Why choose the diatom Phaeodactylum tricornutum of all the microalgae?
Phaeodactylum tricornutum is a microalgal diatom that utilises carbon as carbon dioxide and bicarbonate and has the potential for bio-based manufacturing. Compared with plants it has a high doubling time (up to 12 h for a single doubling in biomass), it can grow using seawater, reducing the requirement for freshwater, and it can use wastewater and flue gases (waste from power stations) for growth. It can accumulate a wide variety of natural products including oil, the fatty acids EPA and DHA, the carbohydrate chrysolaminarin (antioxidant) and the pigment fucoxanthin (nutraceutical for weight loss). In addition the genome has been sequenced and a molecular toolbox has been developed enabling the production of genetically engineered products of interest such as bioplastics, recombinant proteins (such as antibodies against Hepatitis B) and triterpenoids (antimicrobial and anti-tumour activities).

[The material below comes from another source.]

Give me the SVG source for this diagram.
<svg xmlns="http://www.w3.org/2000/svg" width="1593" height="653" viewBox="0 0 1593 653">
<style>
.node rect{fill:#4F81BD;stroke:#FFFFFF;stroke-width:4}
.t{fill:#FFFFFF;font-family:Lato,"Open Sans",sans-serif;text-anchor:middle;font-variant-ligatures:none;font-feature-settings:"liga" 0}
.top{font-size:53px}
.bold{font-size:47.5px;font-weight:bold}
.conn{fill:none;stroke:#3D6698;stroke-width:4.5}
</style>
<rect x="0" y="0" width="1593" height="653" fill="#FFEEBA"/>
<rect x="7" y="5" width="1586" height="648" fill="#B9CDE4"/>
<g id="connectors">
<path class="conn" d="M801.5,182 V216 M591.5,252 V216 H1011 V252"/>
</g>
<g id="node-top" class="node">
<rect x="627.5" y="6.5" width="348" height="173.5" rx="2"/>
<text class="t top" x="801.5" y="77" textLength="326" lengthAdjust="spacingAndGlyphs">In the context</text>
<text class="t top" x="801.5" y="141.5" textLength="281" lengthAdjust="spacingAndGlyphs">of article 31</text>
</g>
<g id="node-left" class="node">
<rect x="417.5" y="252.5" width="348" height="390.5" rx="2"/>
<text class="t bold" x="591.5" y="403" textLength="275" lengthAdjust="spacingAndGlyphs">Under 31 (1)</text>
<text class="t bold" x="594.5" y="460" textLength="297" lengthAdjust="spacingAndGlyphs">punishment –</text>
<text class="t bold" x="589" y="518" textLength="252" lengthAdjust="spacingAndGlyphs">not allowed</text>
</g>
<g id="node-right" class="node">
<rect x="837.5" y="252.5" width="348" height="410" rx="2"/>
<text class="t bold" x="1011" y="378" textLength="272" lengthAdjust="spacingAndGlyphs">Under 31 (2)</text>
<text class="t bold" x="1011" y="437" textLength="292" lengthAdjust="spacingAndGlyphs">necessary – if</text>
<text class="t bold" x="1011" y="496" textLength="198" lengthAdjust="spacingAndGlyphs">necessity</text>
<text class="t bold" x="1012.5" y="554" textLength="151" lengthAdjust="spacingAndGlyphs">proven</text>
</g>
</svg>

What is my PhD and what have I been working on?
I have been working on developing P. tricornutum as a biorefinery platform adding value to the biomass with the aim of minimising chemical inputs and the waste which is produced. I would like to thank The Engineering and Physical Sciences Research Council (EPSRC) and my supervisor Dr Raman Vaidyanathan for the opportunity.
During my PhD I have been determining which products are the highest value and aiming to maximise these products (fucoxanthin and EPA) whilst characterising the remainder of the biomass which could be sold as bulk products (protein and carbohydrate) for aquaculture or animal feed. During the cultivation stages it is important to understand the physiology of the cell. Three key elements are carbon, nitrate, and phosphate and these need to be moitored to avoid limiting conditions. In addition, microalgae do not live alone and there is a microbial consortium which can often be found. Some of these bacteria can be friends (providing vitamins and carbon dioxide to the culture) and some can be foe (leading to culture crashes). More work is required on characterisation of these bacteria, and understanding how to control the population, which is what I have been working towards.

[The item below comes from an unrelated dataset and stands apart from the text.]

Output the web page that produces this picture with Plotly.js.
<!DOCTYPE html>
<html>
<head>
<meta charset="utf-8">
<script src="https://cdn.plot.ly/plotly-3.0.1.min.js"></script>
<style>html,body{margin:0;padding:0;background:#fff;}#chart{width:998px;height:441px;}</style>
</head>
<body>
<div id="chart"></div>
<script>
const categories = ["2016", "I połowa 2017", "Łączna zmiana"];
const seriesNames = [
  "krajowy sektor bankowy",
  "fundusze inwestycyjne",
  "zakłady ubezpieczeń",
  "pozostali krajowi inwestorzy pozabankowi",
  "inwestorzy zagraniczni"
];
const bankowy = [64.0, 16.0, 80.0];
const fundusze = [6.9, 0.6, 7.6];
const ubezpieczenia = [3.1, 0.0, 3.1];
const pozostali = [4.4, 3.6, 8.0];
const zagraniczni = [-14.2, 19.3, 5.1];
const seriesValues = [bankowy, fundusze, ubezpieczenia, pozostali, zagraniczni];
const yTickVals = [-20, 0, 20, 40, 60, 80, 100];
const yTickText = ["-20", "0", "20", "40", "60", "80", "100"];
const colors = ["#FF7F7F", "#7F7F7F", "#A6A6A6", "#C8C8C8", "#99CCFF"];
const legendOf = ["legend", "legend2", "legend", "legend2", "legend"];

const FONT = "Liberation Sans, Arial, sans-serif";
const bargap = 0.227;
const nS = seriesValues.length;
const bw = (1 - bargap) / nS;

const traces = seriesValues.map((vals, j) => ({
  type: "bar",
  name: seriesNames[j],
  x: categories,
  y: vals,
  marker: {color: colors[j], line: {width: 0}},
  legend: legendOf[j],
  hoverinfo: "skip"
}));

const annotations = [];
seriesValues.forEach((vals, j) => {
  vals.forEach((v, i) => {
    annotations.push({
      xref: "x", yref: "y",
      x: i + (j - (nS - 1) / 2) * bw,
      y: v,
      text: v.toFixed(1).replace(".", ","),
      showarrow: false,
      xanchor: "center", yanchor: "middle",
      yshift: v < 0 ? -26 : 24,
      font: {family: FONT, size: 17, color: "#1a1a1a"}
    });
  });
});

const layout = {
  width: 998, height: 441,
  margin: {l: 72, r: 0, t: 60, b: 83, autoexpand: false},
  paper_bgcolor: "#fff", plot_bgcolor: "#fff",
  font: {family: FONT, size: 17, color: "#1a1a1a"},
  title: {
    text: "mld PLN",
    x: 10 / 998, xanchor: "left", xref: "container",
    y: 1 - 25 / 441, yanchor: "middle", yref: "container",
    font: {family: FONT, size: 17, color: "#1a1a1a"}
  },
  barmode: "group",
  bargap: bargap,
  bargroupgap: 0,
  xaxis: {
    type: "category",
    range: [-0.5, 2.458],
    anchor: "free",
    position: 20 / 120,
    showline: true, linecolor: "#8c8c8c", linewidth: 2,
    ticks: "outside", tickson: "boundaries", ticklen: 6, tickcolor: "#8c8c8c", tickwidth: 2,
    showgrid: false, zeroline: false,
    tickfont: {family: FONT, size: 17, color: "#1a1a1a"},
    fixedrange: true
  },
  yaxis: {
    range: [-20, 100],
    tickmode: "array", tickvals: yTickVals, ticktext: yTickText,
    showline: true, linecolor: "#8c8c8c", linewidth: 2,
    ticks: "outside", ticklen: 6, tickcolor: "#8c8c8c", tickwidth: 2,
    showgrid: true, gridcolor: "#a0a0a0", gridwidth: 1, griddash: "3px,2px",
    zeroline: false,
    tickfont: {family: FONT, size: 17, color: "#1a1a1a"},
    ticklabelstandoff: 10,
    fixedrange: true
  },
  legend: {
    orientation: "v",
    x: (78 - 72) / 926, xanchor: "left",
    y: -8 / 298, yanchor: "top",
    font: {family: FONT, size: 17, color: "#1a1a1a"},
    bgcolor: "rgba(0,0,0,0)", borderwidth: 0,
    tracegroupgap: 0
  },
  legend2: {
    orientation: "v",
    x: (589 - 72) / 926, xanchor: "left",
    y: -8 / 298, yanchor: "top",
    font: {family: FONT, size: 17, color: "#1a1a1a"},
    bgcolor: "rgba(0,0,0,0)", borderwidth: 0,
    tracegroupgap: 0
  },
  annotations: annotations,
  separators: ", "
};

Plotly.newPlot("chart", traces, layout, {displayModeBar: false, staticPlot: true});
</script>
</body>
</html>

During my PhD I have conducted work in the laboratory, and at pilot scale cultivating microalgae in the UK and also the Netherlands. Taking your research from the laboratory to pilot scale presents a series of challenges to overcome, mainly engineering, but also biological such as contamination from pests such as single celled protozoa (see below).
I have also been addressing the downstream side (harvesting and extraction); exploring a bio-based flocculant to replace toxic aluminium (can cause neurodegenerative disease) which is used in industry and this bio-based flocculant can harvest the biomass in 10 minutes (normally 1 to >10 h is required in industry). This wet biomass can be directly cell disrupted and extracted without the need for drying the biomass (added cost) which is something our research group has been working on. For targeting the bottlenecks in the process a great deal of method development was required which was a long journey.